In the beginning was the Word, and the Word was with God, and the Word was God. John 1:1
I find myself in unfamiliar territory. So many things have changed drastically in the last few years…my pattern is to survive…get through everything that happens – just get to the other side and then try to process things. The problem is that I don’t think I’ve processed a single thing. I just keep going. Life just keeps moving – it always has, and it always will.
We recently said goodbye to our beloved fur babies, Baxter & Eddie. We had them for almost 14 years and they gave me a place to park my heart. After learning that I couldn’t have children, it was a difficult time for me. However, after about five years, I found solace in my faith and am now grateful for the beloved children I have in heaven, whom I will be reunited with for eternity, thanks to the Lord’s grace and healing. I had people tell me over the years that Baxter & Eddie are just “dogs”. To me they filled a void. I loved them with my whole mama’s heart! Those babies were pampered and cherished beyond belief. They became our family. To me they were never “just dogs”.
We lost Eddie in July of 2023, and we just lost Baxter this month. I struggled through Eddie’s death but had Baxter to focus on (and a job). Baxter was blind and mostly deaf and had a lot of health problems. He required a lot of attention and help. I resigned from corporate America in October of 2023. It wasn’t something I had planned on doing or even wanted to do. Things weren’t good at work. I had knots in my stomach every day for 3 months prior to resigning. This is usually God telling me to get out, but I just didn’t receive it at the time. Finally, things came to a head through very unpleasant and hurtful circumstances, and I knew without a doubt that God was telling me it was time to leave, so I did. I spent the next 4 months planning my life around Baxter’s schedule and needs. It has been 18 days since we said goodbye to him. I have no new normal yet. The house is so quiet, and I really don’t know what to do with myself. My heart is so broken.
What I’m realizing is that I spent most of my life surviving (as I mentioned in the first paragraph). I’ve lost lots of animals in my life. All of them were very beloved to me. This hit differently. It brought up some old wounds of not having children and no longer having these babies to love. All the changes in my life are bringing up different wounds. I’ve survived a bunch of years after my father’s death in 1979. Life kept going, and I kept going with it. I made lots of bad choices along the way (and some very good ones too – like accepting Jesus and marrying my wonderful husband). I also picked a career that I thought would please others. It didn’t please me at all. I was so unfulfilled for so many years. In my heart of hearts, I always just wanted to get married and be a mom. I took on all kinds of false identities, and we can never be happy unless we are living the life God intends for us…and by happy, I mean deep down in the depths of our hearts…not just the surfacy day to day living. Of course my life hasn’t been all sadness, but deep in my heart I’ve had lots of struggles. I remember myself before losing my dad. I was so different than who I became (out of surviving).

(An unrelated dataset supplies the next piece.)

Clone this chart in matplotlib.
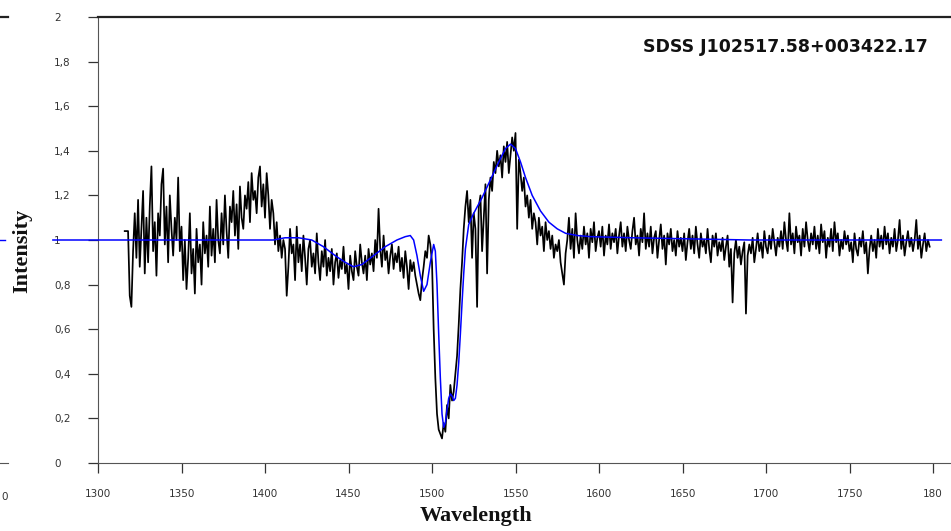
import numpy as np
import matplotlib
matplotlib.use("Agg")
import matplotlib.pyplot as plt

# ---------------- data ----------------
wave_start = 1316  # first sample (Angstrom), 1 A per sample
flux = [
    1.04, 1.04, 1.04, 0.75, 0.70, 0.95, 1.12, 0.92, 1.18, 0.88, 1.05, 1.22, 0.85,
    1.10, 0.90, 1.15, 1.33, 0.95, 1.08, 0.84, 1.12, 1.02, 1.25, 1.32, 0.98, 1.15, 0.90, 1.20, 1.05, 0.93, 1.10, 1.00, 1.28,
    0.95, 1.06, 0.82, 1.00, 0.78, 0.92, 1.12, 0.85, 0.96, 0.76, 1.05, 0.90, 0.98, 0.80, 1.08, 0.94, 1.02, 0.88, 1.15, 0.93,
    1.05, 0.90, 1.18, 1.00, 0.94, 1.12, 0.98, 1.20, 1.04, 0.92, 1.15, 1.08, 1.22, 1.02, 1.16, 0.96, 1.24, 1.10, 1.05, 1.20,
    1.14, 1.26, 1.08, 1.30, 1.18, 1.22, 1.12, 1.28, 1.33, 1.15, 1.25, 1.10, 1.30, 1.20, 1.05, 1.18, 1.12, 0.98, 1.08, 0.95,
    1.02, 0.92, 1.00, 0.96, 0.75, 0.88, 1.05, 0.94, 0.98, 0.82, 1.06, 0.90, 0.98, 0.86, 1.02, 0.92, 0.80, 0.96, 1.00, 0.88,
    0.94, 0.85, 1.03, 0.90, 0.82, 0.95, 0.88, 1.00, 0.84, 0.92, 0.86, 0.96, 0.80, 0.90, 0.94, 0.83, 0.91, 0.87, 0.97, 0.85,
    0.89, 0.78, 0.93, 0.86, 0.82, 0.95, 0.88, 0.84, 0.98, 0.90, 0.85, 0.93, 0.82, 0.96, 0.89, 0.94, 0.86, 1.00, 0.92, 1.14,
    0.96, 0.88, 1.02, 0.91, 0.95, 0.85, 0.93, 0.98, 0.87, 0.94, 0.90, 0.97, 0.86, 0.92, 0.83, 0.95, 0.88, 0.78, 0.91, 0.86,
    0.90, 0.84, 0.80, 0.76, 0.73, 0.82, 0.88, 0.95, 0.92, 1.02, 0.98, 0.90, 0.60, 0.38, 0.22, 0.15, 0.13, 0.11, 0.18, 0.14,
    0.26, 0.20, 0.35, 0.28, 0.32, 0.40, 0.48, 0.62, 0.78, 0.90, 1.05, 1.15, 1.22, 1.08, 1.18, 0.92, 1.12, 1.05, 0.70, 1.15,
    1.20, 0.95, 1.10, 1.25, 0.85, 1.18, 1.28, 1.22, 1.35, 1.30, 1.40, 1.33, 1.38, 1.28, 1.42, 1.35, 1.44, 1.30, 1.38, 1.46,
    1.40, 1.48, 1.05, 1.36, 1.30, 1.22, 1.28, 1.15, 1.20, 1.10, 1.18, 1.05, 1.12, 1.08, 0.98, 1.10, 1.02, 1.06, 0.95, 1.08,
    1.00, 1.04, 0.96, 1.02, 0.92, 0.98, 0.95, 1.00, 0.90, 0.85, 0.80, 0.94, 1.00, 1.10, 0.96, 1.05, 0.92, 1.12, 1.00, 0.94,
    1.02, 0.96, 1.06, 0.98, 1.03, 0.92, 1.05, 0.99, 1.08, 0.95, 1.01, 1.04, 0.97, 1.06, 0.93, 1.02, 0.98, 1.07, 0.96, 1.03,
    0.99, 1.05, 0.94, 1.02, 1.08, 0.97, 1.03, 0.95, 1.06, 1.00, 0.96, 1.04, 1.10, 0.98, 1.02, 0.93, 1.05, 0.99, 1.12, 0.96,
    1.03, 0.97, 1.06, 0.94, 1.01, 1.04, 0.92, 1.00, 1.07, 0.96, 1.02, 0.89, 1.03, 0.98, 1.05, 0.95, 1.00, 0.93, 1.04, 0.97,
    1.01, 0.95, 1.03, 0.91, 0.99, 1.05, 0.96, 1.02, 0.94, 1.06, 0.98, 0.92, 1.03, 0.97, 1.00, 0.94, 1.05, 0.96, 0.90, 1.02,
    0.97, 1.03, 0.93, 0.99, 0.95, 1.01, 0.91, 0.97, 1.02, 0.88, 0.96, 0.72, 0.94, 1.00, 0.92, 0.97, 0.89, 0.95, 0.99, 0.67,
    0.93, 0.98, 0.94, 1.01, 0.90, 0.96, 1.03, 0.95, 0.99, 0.92, 1.04, 0.97, 0.94, 1.02, 0.96, 1.05, 0.99, 0.93, 1.01, 0.97,
    1.04, 0.96, 1.08, 1.00, 0.95, 1.12, 0.98, 1.03, 0.94, 1.06, 0.99, 1.02, 0.93, 1.05, 0.97, 1.08, 1.00, 0.95, 1.03, 0.98,
    1.06, 0.96, 1.02, 0.94, 1.07, 0.99, 1.04, 0.92, 1.01, 0.97, 1.05, 0.95, 1.08, 0.99, 1.03, 0.93, 1.00, 0.96, 1.04, 0.98,
    1.02, 0.95, 0.99, 0.90, 1.03, 0.96, 0.93, 1.01, 0.97, 1.04, 0.94, 0.99, 0.85, 0.96, 1.02, 0.95, 1.00, 0.92, 1.05, 0.97,
    1.02, 0.96, 1.06, 0.98, 1.03, 0.94, 1.01, 0.97, 1.05, 0.95, 1.00, 1.09, 0.96, 1.02, 0.93, 0.99, 1.04, 0.97, 1.01, 0.95,
    1.00, 1.09, 0.96, 1.02, 0.92, 0.98, 1.03, 0.95, 1.00, 0.97,
]

model_wave = [1273, 1405, 1412, 1420, 1428, 1435, 1442, 1448, 1453, 1458,
              1465, 1472, 1479, 1484, 1487, 1489, 1491, 1493, 1495, 1497,
              1499, 1501, 1502, 1503, 1504, 1505, 1506, 1507, 1508, 1509,
              1510, 1511, 1512, 1513, 1514, 1515, 1516, 1517, 1518, 1519,
              1520, 1522, 1525, 1530, 1535, 1540, 1544, 1547, 1550, 1553,
              1556, 1560, 1565, 1570, 1575, 1580, 1587, 1595, 1620, 1690, 1805]
model_flux = [1.00, 1.00, 1.01, 1.01, 1.00, 0.97, 0.93, 0.90, 0.88, 0.89,
              0.93, 0.97, 1.00, 1.015, 1.02, 1.00, 0.93, 0.84, 0.77, 0.80,
              0.90, 0.98, 0.95, 0.80, 0.58, 0.38, 0.22, 0.16, 0.18, 0.24,
              0.29, 0.31, 0.30, 0.28, 0.29, 0.35, 0.45, 0.58, 0.72, 0.85,
              0.96, 1.07, 1.12, 1.19, 1.27, 1.35, 1.41, 1.43, 1.41, 1.35,
              1.28, 1.20, 1.13, 1.08, 1.05, 1.03, 1.02, 1.015, 1.01, 1.00, 1.00]

x_ticks = [1300, 1350, 1400, 1450, 1500, 1550, 1600, 1650, 1700, 1750, 1800]
x_tick_labels = ["1300", "1350", "1400", "1450", "1500", "1550", "1600",
                 "1650", "1700", "1750", "180"]
y_ticks = [0, 0.2, 0.4, 0.6, 0.8, 1.0, 1.2, 1.4, 1.6, 1.8, 2.0]
y_tick_labels = ["0", "0,2", "0,4", "0,6", "0,8", "1", "1,2", "1,4", "1,6", "1,8", "2"]
title = "SDSS J102517.58+003422.17"
fragment_label = "0"   # visible remnant of the cropped neighbouring panel's last x label

wave = wave_start + np.arange(len(flux))

# ---------------- figure ----------------
W, H = 951, 531
fig = plt.figure(figsize=(W / 100, H / 100), dpi=100)

ax_left_px, ax_right_px = 98, 951
ax_top_px, ax_bot_px = 17, 463
axpos = [ax_left_px / W, (H - ax_bot_px) / H,
         (ax_right_px - ax_left_px) / W, (ax_bot_px - ax_top_px) / H]

def style_axes(a):
    a.spines["right"].set_visible(False)
    a.spines["left"].set_color("#555555")
    a.spines["bottom"].set_color("#555555")
    a.spines["top"].set_color("#222222")
    a.spines["top"].set_linewidth(1.6)
    a.tick_params(axis="both", direction="out", length=7.2, width=0.9,
                  color="#333333", labelsize=7.5, labelcolor="#333333")

# neighbouring (cropped) panel fragment on the far left
frag_right = 8
ax0 = fig.add_axes([(frag_right - 853) / W, axpos[1], 853 / W, axpos[3]])
ax0.set_facecolor("none")
style_axes(ax0)
ax0.spines["left"].set_visible(False)
ax0.plot(model_wave, model_flux, color="#0000ff", lw=1.0)
ax0.set_xlim(1300, 1806.6)
ax0.set_ylim(0, 2)
ax0.set_xticks(x_ticks)
ax0.set_xticklabels([])
ax0.set_yticks([])
fig.text(1 / W, (H - 497) / H, fragment_label, ha="left", va="center",
         fontsize=7.5, color="#333333")

# main panel
ax = fig.add_axes(axpos)
ax.set_facecolor("none")
style_axes(ax)
ax.plot(wave, flux, color="black", lw=1.25, zorder=2)
ax.plot(model_wave, model_flux, color="#0000ff", lw=1.1, zorder=3, clip_on=False)
ax.set_xlim(1300, 1300 + (ax_right_px - ax_left_px) / 83.5 * 50)
ax.set_ylim(0, 2)
ax.set_xticks(x_ticks)
ax.set_xticklabels(x_tick_labels)
ax.set_yticks(y_ticks)
ax.set_yticklabels(y_tick_labels, ha="left")
ax.tick_params(axis="x", pad=11.5)
ax.tick_params(axis="y", pad=24.5)

ax.text(928 / W, (H - 47) / H, title, transform=fig.transFigure,
        ha="right", va="center", fontsize=12.5, fontweight="bold",
        family="DejaVu Sans", color="#111111")

fig.text(476 / W, (H - 516) / H, "Wavelength", ha="center", va="center",
         fontsize=16, fontweight="bold", family="Liberation Serif", color="#111111")
fig.text(22 / W, (H - 251) / H, "Intensity", ha="center", va="center",
         rotation=90, fontsize=16, fontweight="bold", family="Liberation Serif",
         color="#111111")

fig.savefig("out.png", dpi=100)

I’m realizing that I’m mourning so much more than the loss of my sweet fur babies right now. I’m mourning the loss of myself. I repressed a large period of time after my dad died…months in fact that I have no memories from whatsoever. I wonder if the way I’m feeling now (so grieved and heartbroken) is familiar to me because it is what I felt then. Right now I’m entrenched in so much stillness and quiet…I’m taking the time to grieve and spend time with God, and I’m fortunate that I have this time to do that. I know that “the latter is better than the former”. I know that God is redeeming so many things in my life. I’m happy that I get to begin again. I have walked a long journey, and God has refined me. I get to move forward taking the pure gold that remains from the fire while nailing the rest of the things that don’t belong to the cross. It is foreign to me to discover myself and what truly makes me happy as an adult. It was easy as a child…spending my days playing all kinds of games in the yard and roller skating. This sounds like a mid-life crisis as I type it, but it has been a life long crisis. I’m not sure where God is taking me, but I know it will be an adventure. I know He will heal my heart as He breathes His beautiful life breath into it. I hope the period of mourning won’t last much longer because it hurts. I find myself crying a little each day, but I know that He is faithful to catch my tears.